The most common challenges and how to address them:
- Reflective surfaces: Shiny metals and plastics scatter laser or structured light unpredictably. Apply a temporary matte scanning spray to create a uniform, readable surface.
- Dark or black surfaces: These absorb light rather than reflecting it, creating data gaps. Scanning spray also solves this problem in most cases.
- Object movement: Even small vibrations during a scan introduce misalignment. Use a stable fixture or turntable to hold the part securely.
- File misalignment: When combining multiple scan passes, poor alignment creates visible seams in the mesh. Use reference markers (small adhesive targets) placed on the object before scanning to give the software fixed registration points.
- Calibration drift: Scanners can drift out of calibration over time or with temperature changes. Always run a calibration check before a critical scan session.
Pro Tip: For complex objects that require multiple scan passes, place reference markers on the object before you start. These give the alignment software fixed anchor points, which dramatically reduces mesh errors and cleanup time afterward.
Visit our tips for high quality 3D scanning resource for a deeper breakdown of preparation and post-processing best practices. Proper technique at the scan stage protects every hour of CAD work that follows.
Our take: Why mastering 3D scanning drives real innovation
Most conversations about 3D scanning focus on speed and cost savings. Those are real, but they are not the most important part of the story.
What we see consistently at CC 3D Labs is that businesses which integrate scanning early in their process do not just move faster. They think differently. When your team can digitize any physical object in minutes and bring it into a shared CAD environment, the collaboration between designers, engineers, and production teams changes fundamentally. Decisions get made with real geometry, not assumptions.
The conventional wisdom treats scanning as a QC or reverse engineering tool used after design is mostly done. That is backwards. The teams that leapfrog competitors use real-world 3D scanning insights to inform design from the very first prototype. They catch fit and function issues in the digital model before a single part is machined or molded.
The future of product development is agile, and agility requires closing the loop between physical and digital as fast as possible. 3D scanning is the bridge. Mastering it is not a technical upgrade. It is a strategic one.
Level up your workflow with CC3DLabs 3D scanning and printing solutions
Ready to put these insights into action for your business?

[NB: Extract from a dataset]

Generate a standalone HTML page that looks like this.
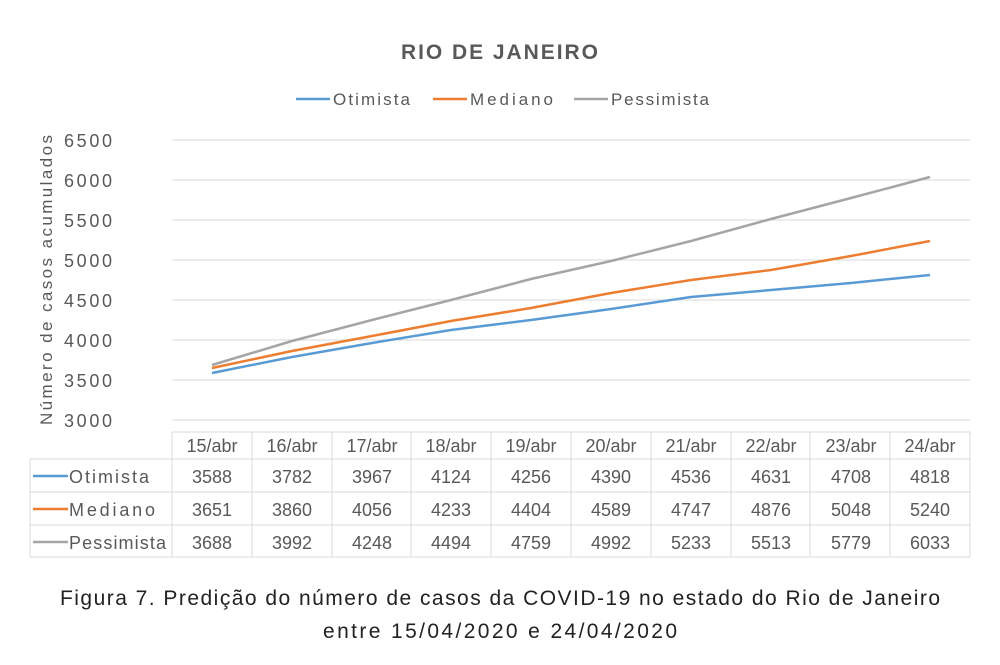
<!DOCTYPE html>
<html><head><meta charset="utf-8"><style>
body{margin:0;background:#fff;}
text{font-family:"Liberation Sans",sans-serif;}
</style></head><body>
<svg width="1000" height="660" xmlns="http://www.w3.org/2000/svg">
<rect width="1000" height="660" fill="#fff"/>
<text x="401" y="59" textLength="197" font-size="21" font-weight="bold" fill="#595959">RIO DE JANEIRO</text>
<g font-size="17" fill="#595959">
<line x1="296" y1="99" x2="330" y2="99" stroke="#5b9bd5" stroke-width="2.5"/><text x="333" y="105" textLength="77">Otimista</text>
<line x1="433" y1="99" x2="467" y2="99" stroke="#ed7d31" stroke-width="2.5"/><text x="470" y="105" textLength="83">Mediano</text>
<line x1="574" y1="99" x2="608" y2="99" stroke="#a5a5a5" stroke-width="2.5"/><text x="611" y="105" textLength="98">Pessimista</text>
</g>
<g stroke="#d9d9d9" stroke-width="1">
<line x1="172" y1="140" x2="970" y2="140"/><line x1="172" y1="180" x2="970" y2="180"/>
<line x1="172" y1="220" x2="970" y2="220"/><line x1="172" y1="260" x2="970" y2="260"/>
<line x1="172" y1="300" x2="970" y2="300"/><line x1="172" y1="340" x2="970" y2="340"/>
<line x1="172" y1="380" x2="970" y2="380"/><line x1="172" y1="420" x2="970" y2="420"/>
</g>
<g font-size="18" fill="#595959">
<text x="64" y="147" textLength="48">6500</text><text x="64" y="187" textLength="48">6000</text><text x="64" y="227" textLength="48">5500</text>
<text x="64" y="267" textLength="48">5000</text><text x="64" y="307" textLength="48">4500</text><text x="64" y="347" textLength="48">4000</text>
<text x="64" y="387" textLength="48">3500</text><text x="64" y="427" textLength="48">3000</text>
</g>
<text transform="translate(52,425) rotate(-90)" textLength="290" font-size="17" fill="#595959">Número de casos acumulados</text>
<polyline fill="none" stroke="#a5a5a5" stroke-width="2.5" points="212,365 292,341 372,320 451,300 531,279 611,261 691,241 771,219 851,198 930,177"/>
<polyline fill="none" stroke="#ed7d31" stroke-width="2.5" points="212,368 292,351 372,336 451,321 531,308 611,293 691,280 771,270 851,256 930,241"/>
<polyline fill="none" stroke="#5b9bd5" stroke-width="2.5" points="212,373 292,357 372,343 451,330 531,320 611,309 691,297 771,290 851,283 930,275"/>
<g stroke="#d9d9d9" stroke-width="1" fill="none">
<line x1="172" y1="432" x2="970" y2="432"/>
<line x1="30" y1="459" x2="970" y2="459"/>
<line x1="30" y1="492" x2="970" y2="492"/>
<line x1="30" y1="525" x2="970" y2="525"/>
<line x1="30" y1="557" x2="970" y2="557"/>
<line x1="30" y1="459" x2="30" y2="557"/>
<line x1="172" y1="432" x2="172" y2="557"/><line x1="252" y1="432" x2="252" y2="557"/>
<line x1="332" y1="432" x2="332" y2="557"/><line x1="411" y1="432" x2="411" y2="557"/>
<line x1="491" y1="432" x2="491" y2="557"/><line x1="571" y1="432" x2="571" y2="557"/>
<line x1="651" y1="432" x2="651" y2="557"/><line x1="731" y1="432" x2="731" y2="557"/>
<line x1="810" y1="432" x2="810" y2="557"/><line x1="890" y1="432" x2="890" y2="557"/>
<line x1="970" y1="432" x2="970" y2="557"/>
</g>
<g font-size="18" fill="#595959" text-anchor="middle">
<text x="212" y="452">15/abr</text><text x="292" y="452">16/abr</text><text x="372" y="452">17/abr</text><text x="451" y="452">18/abr</text><text x="531" y="452">19/abr</text><text x="611" y="452">20/abr</text><text x="691" y="452">21/abr</text><text x="771" y="452">22/abr</text><text x="851" y="452">23/abr</text><text x="930" y="452">24/abr</text>
<text x="212" y="483">3588</text><text x="292" y="483">3782</text><text x="372" y="483">3967</text><text x="451" y="483">4124</text><text x="531" y="483">4256</text><text x="611" y="483">4390</text><text x="691" y="483">4536</text><text x="771" y="483">4631</text><text x="851" y="483">4708</text><text x="930" y="483">4818</text>
<text x="212" y="516">3651</text><text x="292" y="516">3860</text><text x="372" y="516">4056</text><text x="451" y="516">4233</text><text x="531" y="516">4404</text><text x="611" y="516">4589</text><text x="691" y="516">4747</text><text x="771" y="516">4876</text><text x="851" y="516">5048</text><text x="930" y="516">5240</text>
<text x="212" y="549">3688</text><text x="292" y="549">3992</text><text x="372" y="549">4248</text><text x="451" y="549">4494</text><text x="531" y="549">4759</text><text x="611" y="549">4992</text><text x="691" y="549">5233</text><text x="771" y="549">5513</text><text x="851" y="549">5779</text><text x="930" y="549">6033</text>
</g>
<g font-size="18" fill="#595959">
<line x1="33" y1="476" x2="68" y2="476" stroke="#5b9bd5" stroke-width="2.5"/><text x="69" y="483" textLength="80">Otimista</text>
<line x1="33" y1="509" x2="68" y2="509" stroke="#ed7d31" stroke-width="2.5"/><text x="69" y="516" textLength="86">Mediano</text>
<line x1="33" y1="542" x2="68" y2="542" stroke="#a5a5a5" stroke-width="2.5"/><text x="69" y="549" textLength="97">Pessimista</text>
</g>
<g font-size="21" fill="#222">
<text x="60" y="605" textLength="880">Figura 7. Predição do número de casos da COVID-19 no estado do Rio de Janeiro</text>
<text x="323" y="638" textLength="354">entre 15/04/2020 e 24/04/2020</text>
</g>
</svg>
</body></html>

CC 3D Labs offers metrology-grade 3D scanning services paired with end-to-end CAD modeling and pro-level 3D printing for product developers and manufacturers near Philadelphia and beyond. Whether you need to digitize a legacy part, verify a production run, or accelerate your prototyping cycle, our team handles the full workflow from scan to finished part. Browse our CAD project gallery to see real examples of scan-to-print projects, or request a free estimate to get started on your next build.
Frequently asked questions
What is 3D scanning used for in business?
Businesses use 3D scanning for design accuracy, prototyping, reverse engineering, and quality control. It significantly increases accuracy in reverse engineering and prototyping compared to manual measurement methods.
Which 3D scanning method is best for fine detail?
Laser triangulation is best for short-range, high-precision applications and is the standard choice for capturing highly detailed or small parts at engineering tolerances.
What impacts 3D scanning accuracy?
Surface reflectivity, ambient lighting, and scanner calibration are the three biggest factors. Surface type and environment require careful preparation to achieve reliable, repeatable scan results.
Can 3D scan data be edited or modified?
Yes. Scan data is processed into a mesh and then converted to a parametric CAD model, which designers can fully edit, refine, and adapt for manufacturing or further prototyping.